Scenario D: High-Resolution Portfolio for a Professional Photographer

  • Winner: JPG (or WebP)
  • Why: While you want your photography to look flawless, raw PNG files are simply too large for a web browser to download quickly. Exporting your photos as high-quality JPGs (around 85-90% quality) preserves your artistic detail while preventing your portfolio website from lagging.

5. Beyond JPG and PNG: The Modern Alternatives (WebP & AVIF)

While the debate over png and jpg which is better remains incredibly popular, the landscape of the web has quietly shifted. Modern web development has introduced next-generation image formats that aim to render this classic debate obsolete.

The Rise of WebP

Developed by Google, WebP is a modern image format designed specifically for the web. It is the ultimate hybrid of JPG and PNG:

  • Like JPG, it supports incredibly high-quality lossy compression for photos (typically 25% to 34% smaller than equivalent JPGs).
  • Like PNG, it supports lossless compression and full alpha channel transparency (typically 26% smaller than equivalent PNGs).

Because WebP is now natively supported by all major browsers (including Chrome, Safari, Firefox, and Edge), most modern content management systems (like WordPress and Shopify) automatically convert your uploaded JPGs and PNGs into WebP files on the fly.

The Future: AVIF

If WebP is the current standard, AVIF (AV1 Image File Format) is the future. It offers even higher compression efficiency than WebP, allowing websites to display breathtaking detail with a fraction of the bandwidth. While browser support for AVIF is still maturing compared to WebP, it is rapidly becoming the gold standard for high-performance web optimization.


6. Frequently Asked Questions (FAQ)

Does PNG lose quality when resized?

Yes. Both PNG and JPG are raster graphics formats, meaning they are built out of a fixed grid of colored pixels. If you blow up a PNG or JPG beyond its original dimensions, the browser or image viewer has to "guess" what pixels to add, resulting in a blurry, pixelated image. If you need an image that can scale infinitely without losing quality (such as a logo or vector icon), you should use a vector format like SVG (Scalable Vector Graphics) instead.

Does converting a JPG to a PNG improve its quality?

No. Converting a JPG to a PNG will not restore the data that was lost during the original JPG compression. The image will remain exactly as pixelated or artifacted as the original JPG, but the file size will likely increase significantly because PNG represents it with a lossless file structure. Always export from your original source file (like a .PSD, .AI, or raw photo) directly to PNG if you need lossless quality.

Which format is better for SEO and page speed?

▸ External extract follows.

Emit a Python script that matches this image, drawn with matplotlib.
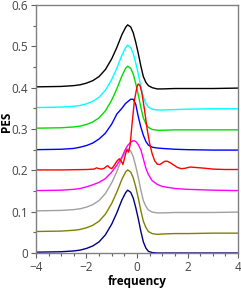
import matplotlib
matplotlib.use("Agg")
import matplotlib.pyplot as plt
from matplotlib.ticker import MultipleLocator

plt.rcParams['font.family'] = ['Open Sans', 'DejaVu Sans']

# shared frequency grid for the smooth spectra
x_smooth = [-4, -3, -2.5, -2.25, -2, -1.75, -1.5, -1.25, -1, -0.8, -0.6, -0.45, -0.37,
            -0.25, -0.15, -0.05, 0.05, 0.15, 0.25, 0.35, 0.45, 0.6, 0.8, 1, 1.5, 2, 3, 4]

pes_navy = [0.002, 0.003, 0.005, 0.007, 0.011, 0.017, 0.027, 0.044, 0.07, 0.097, 0.128, 0.146, 0.152,
            0.147, 0.133, 0.11, 0.083, 0.053, 0.027, 0.012, 0.004, 0.001, 0.0, 0.0, 0.0, 0.0, 0.0, 0.0]
pes_olive = [0.052, 0.053, 0.055, 0.057, 0.061, 0.067, 0.077, 0.094, 0.12, 0.147, 0.178, 0.196, 0.201,
             0.196, 0.182, 0.16, 0.133, 0.103, 0.077, 0.062, 0.052, 0.047, 0.045, 0.046, 0.047, 0.047, 0.048, 0.048]
pes_grey = [0.102, 0.103, 0.105, 0.107, 0.111, 0.117, 0.127, 0.144, 0.17, 0.197, 0.228, 0.246, 0.252,
            0.247, 0.233, 0.21, 0.183, 0.153, 0.127, 0.113, 0.104, 0.099, 0.097, 0.097, 0.098, 0.098, 0.098, 0.099]
pes_magenta = [0.151, 0.152, 0.154, 0.156, 0.16, 0.165, 0.171, 0.18, 0.196, 0.212, 0.232, 0.252, 0.26,
               0.268, 0.272, 0.27, 0.262, 0.25, 0.228, 0.205, 0.19, 0.175, 0.166, 0.161, 0.156, 0.154, 0.152, 0.151]
pes_blue = [0.25, 0.251, 0.253, 0.256, 0.26, 0.266, 0.276, 0.29, 0.312, 0.336, 0.35, 0.362, 0.366,
            0.372, 0.372, 0.36, 0.33, 0.305, 0.285, 0.27, 0.261, 0.256, 0.254, 0.253, 0.251, 0.25, 0.249, 0.249]
pes_green = [0.302, 0.303, 0.305, 0.307, 0.311, 0.317, 0.327, 0.344, 0.37, 0.397, 0.428, 0.447, 0.452,
             0.447, 0.433, 0.41, 0.383, 0.353, 0.327, 0.313, 0.304, 0.299, 0.297, 0.297, 0.298, 0.298, 0.298, 0.298]
pes_cyan = [0.352, 0.353, 0.355, 0.357, 0.361, 0.367, 0.377, 0.394, 0.42, 0.447, 0.478, 0.497, 0.503,
            0.497, 0.483, 0.46, 0.433, 0.403, 0.377, 0.362, 0.353, 0.348, 0.346, 0.346, 0.347, 0.348, 0.349, 0.349]
pes_black = [0.402, 0.403, 0.405, 0.407, 0.411, 0.417, 0.427, 0.444, 0.47, 0.497, 0.528, 0.546, 0.552,
             0.547, 0.533, 0.51, 0.483, 0.453, 0.427, 0.413, 0.405, 0.4, 0.397, 0.397, 0.398, 0.398, 0.398, 0.399]

# the red one is wiggly, own grid
x_red = [-4, -3, -2, -1.7, -1.6, -1.5, -1.4, -1.3, -1.2, -1.15, -1.1, -1.0, -0.9, -0.8, -0.7, -0.62,
         -0.56, -0.5, -0.45, -0.4, -0.33, -0.27, -0.2, -0.1, 0, 0.05, 0.12, 0.2, 0.3, 0.4, 0.5, 0.6,
         0.7, 0.8, 0.9, 1.0, 1.1, 1.2, 1.3, 1.45, 1.6, 1.75, 1.9, 2.1, 2.3, 2.5, 2.7, 3, 3.5, 4]
pes_red = [0.201, 0.201, 0.202, 0.203, 0.206, 0.204, 0.203, 0.205, 0.21, 0.211, 0.207, 0.204, 0.212,
           0.222, 0.228, 0.222, 0.214, 0.228, 0.24, 0.25, 0.244, 0.262, 0.31, 0.37, 0.402, 0.409, 0.405,
           0.385, 0.345, 0.3, 0.265, 0.24, 0.223, 0.215, 0.214, 0.218, 0.222, 0.222, 0.219, 0.213, 0.207,
           0.204, 0.205, 0.208, 0.207, 0.206, 0.205, 0.203, 0.202, 0.202]

fig = plt.figure(figsize=(2.41, 2.89), dpi=100)
ax = fig.add_axes([0.149, 0.1246, 0.839, 0.858])

smooth = [(pes_navy, '#000080'), (pes_olive, '#808000'), (pes_grey, '#a0a0a0'),
          (pes_magenta, '#ff00ff'), (pes_blue, '#0000ff'), (pes_green, '#00dd00'),
          (pes_cyan, '#00ffff'), (pes_black, '#000000')]
for y, c in smooth:
    ax.plot(x_smooth, y, color=c, lw=1.0)
ax.plot(x_red, pes_red, color='#ff0000', lw=1.0)

ax.set_xlim(-4, 4)
ax.set_ylim(0, 0.6)
ax.xaxis.set_minor_locator(MultipleLocator(0.5))
ax.yaxis.set_minor_locator(MultipleLocator(0.05))
ax.set_yticks([0, 0.1, 0.2, 0.3, 0.4, 0.5, 0.6])
ax.set_yticklabels(['0', '0.1', '0.2', '0.3', '0.4', '0.5', '0.6'])
ax.set_xticks([-4, -2, 0, 2, 4])
ax.set_xticklabels(['\u22124', '\u22122', '0', '2', '4'])

for s in ax.spines.values():
    s.set_color('#808080')
    s.set_linewidth(1.0)
ax.tick_params(which='both', direction='out', colors='#606060', labelcolor='#444444', labelsize=8.5, width=0.8)
ax.tick_params(which='major', length=3.5, pad=2)
ax.tick_params(which='minor', length=2)

ax.set_xlabel('frequency', fontsize=8.5, fontweight='bold', labelpad=1)
ax.set_ylabel('PES', fontsize=8.5, fontweight='bold')
ax.yaxis.set_label_coords(-0.112, 0.53)

fig.savefig('out.png', dpi=100)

For the vast majority of web images, JPG is better for SEO because it keeps file sizes small, which directly improves page loading speeds—a major Google ranking factor. However, using modern next-gen formats like WebP is even better than both JPG and PNG for web optimization.

Can a JPG have a transparent background?

No, the JPG file specification does not include an alpha channel, which is required to display transparency. Any transparent pixels in an image converted to JPG will automatically be filled with a solid color, usually white.

Is PNG or JPG better for printing?

JPG is better for professional printing because it supports the CMYK color space used by commercial printers. PNG is restricted entirely to the RGB color space designed for screens and digital displays.


Final Verdict: PNG vs. JPG

To make your decision incredibly simple, memorize this quick cheat sheet:

  1. Use JPG if the image is a photograph, contains a vast array of complex gradients, or needs to be uploaded to a website where fast loading speeds are critical.
  2. Use PNG if the image has text, contains clean vector-style lines, requires a transparent background, or is a logo that must look flawless at any size.
  3. Convert both to WebP when deploying to the modern web to get the high compression of JPG combined with the transparency features of PNG.

By matching the correct image format to the job, you will save bandwidth, improve your site's SEO, and ensure your designs and photos always look stunningly sharp.